Fix group offloading for quanto-quantized models and the use_stream path for quantized tensor subclasses#14038
Fix group offloading for quanto-quantized models and the use_stream path for quantized tensor subclasses#14038Sunt-ing wants to merge 1 commit into
Conversation
…ath for quantized tensor subclasses
|
Group offloading should have been fixed, though with #13276. Can you check again? |
|
Hi @sayakpaul, thanks. Yes, I rechecked against #13276 before opening this. #13276 makes group offloading work for torchao by swapping the subclass (
Both #12610 and #13281 are still open.

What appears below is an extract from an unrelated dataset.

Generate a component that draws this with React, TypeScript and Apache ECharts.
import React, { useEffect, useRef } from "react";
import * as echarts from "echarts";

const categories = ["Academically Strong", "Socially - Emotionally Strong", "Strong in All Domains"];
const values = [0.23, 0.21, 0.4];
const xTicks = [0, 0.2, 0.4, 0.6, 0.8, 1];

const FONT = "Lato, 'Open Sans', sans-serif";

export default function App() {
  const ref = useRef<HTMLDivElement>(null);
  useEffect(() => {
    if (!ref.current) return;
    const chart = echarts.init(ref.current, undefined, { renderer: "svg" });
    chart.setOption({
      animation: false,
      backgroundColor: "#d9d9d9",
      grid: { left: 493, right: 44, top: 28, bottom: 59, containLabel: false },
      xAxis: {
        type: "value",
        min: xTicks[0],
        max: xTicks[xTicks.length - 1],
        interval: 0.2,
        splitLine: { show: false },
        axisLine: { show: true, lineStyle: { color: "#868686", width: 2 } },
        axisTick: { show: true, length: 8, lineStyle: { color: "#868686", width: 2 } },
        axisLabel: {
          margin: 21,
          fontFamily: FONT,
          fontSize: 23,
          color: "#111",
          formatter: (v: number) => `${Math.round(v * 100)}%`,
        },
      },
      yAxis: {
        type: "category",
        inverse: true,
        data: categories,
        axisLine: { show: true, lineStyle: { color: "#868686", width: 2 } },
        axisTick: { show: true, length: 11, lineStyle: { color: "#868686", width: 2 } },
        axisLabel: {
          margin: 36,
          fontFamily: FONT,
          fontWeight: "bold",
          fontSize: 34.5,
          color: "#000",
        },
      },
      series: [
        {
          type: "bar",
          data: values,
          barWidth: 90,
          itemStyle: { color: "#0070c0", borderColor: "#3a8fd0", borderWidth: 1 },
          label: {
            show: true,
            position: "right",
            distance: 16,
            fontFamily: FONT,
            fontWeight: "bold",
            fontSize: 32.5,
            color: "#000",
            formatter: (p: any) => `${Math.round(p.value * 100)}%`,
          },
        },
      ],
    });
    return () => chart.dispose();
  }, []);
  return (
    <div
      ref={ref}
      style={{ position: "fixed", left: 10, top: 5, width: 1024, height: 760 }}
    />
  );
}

I confirmed on current main (with #13276) vs this PROn approach: I deliberately mirrored the existing |
What does this PR do?
Fixes #12610
Fixes #13281
Group offloading moves a group's parameters between CPU and the accelerator by reassigning
param.data:This is correct for plain tensors but wrong for tensor subclasses (quantized weights), whose real payload lives in internal sub-tensors (quanto
WeightQBytesTensor:_data/_scale; torchaoAffineQuantizedTensor:qdata/scale/...). Reassigning.dataonly swaps the outer wrapper and leaves the inner tensors on the source device, so the next matmul fails withmat2 is on cpu, different from cuda:0.#13276 fixed this for torchao by swapping the whole subclass via
torch.utils.swap_tensorsand restoring inner attributes one by one. Two gaps remained:enable_group_offloadhits the wrapper-only.data =path and crashes with a device mismatch on the first forward, for bothleaf_levelandblock_level.use_stream=True,_to_cpu/_pinned_memory_tensorscallpin_memory()/is_pinned(), which neither subclass supports: quanto silently loses the subclass identity, and torchao raisesNotImplementedError: ... aten.is_pinned. So torchao +use_stream=Truecrashes even though its non-stream path was already fixed.Changes (
src/diffusers/hooks/group_offloading.py)_is_quanto_tensorplus quanto helpers, and handle quanto next to the existing torchao branch in_transfer_tensor_to_device(onload),_offload_to_memory(restore / offload), and therecord_streampath. Inner tensor names come from the standard subclass protocol__tensor_flatten__(); quanto onload usestorch.utils.swap_tensorsinstead of.data =._to_cpuand_pinned_memory_tensors, skippin_memory()/is_pinned()for quanto and torchao subclasses.Tests
Added
test_group_offloadingto the quanto and torchao quantization suites. Each loads a quantized tiny Flux transformer, offloads it acrossleaf_level/block_leveland non-stream /use_stream, and asserts the output matches the non-offloaded quantized baseline.tests/quantization/quanto/test_quanto.py(int8 and float8): both fail onmainwith the device mismatch, pass here.tests/quantization/torchao/test_torchao.py::TorchAoTest::test_group_offloading: theuse_stream=Truecases fail onmainwith theaten.is_pinnederror, pass here.Reproduction and before/after
Environment: NVIDIA RTX 4090,
torch==2.8.0+cu128,diffusers@2d0110f,optimum-quanto==0.2.7,torchao==0.17.0.Minimal standalone repro for #12610 (quanto):
Running the new tests (
RUN_NIGHTLY=1 RUN_SLOW=1):Across
leaf_level/block_level× non-stream /use_stream/record_stream, the offloaded output is bit-identical (max abs diff = 0.0) to the fully-on-accelerator quantized baseline. A non-quantized group-offload equivalence sweep stays at0.0(plain-tensor path unchanged).Relationship to other work
mx/nvfp4tensors.Int8WeightOnlyConfigAffineQuantizedTensorstill raisesaten.is_pinnedontorchao==0.17.0, so the streamed path is still broken for the common int8 case. Skipping pinning on the diffusers side fixes it regardless of the torchao version, and is also required for quanto, whose subclass tensors do not implement torch pinning at all._to_cpu,_pinned_memory_tensors,_swap_torchao_tensor) to add disk offload. They are orthogonal in intent (disk vs the memory device-mismatch / stream-pin crash here) but touch the same region, so this PR will need a rebase around whichever lands first.Who can review?
cc @sayakpaul
Before submitting
.ai/review-rules.md?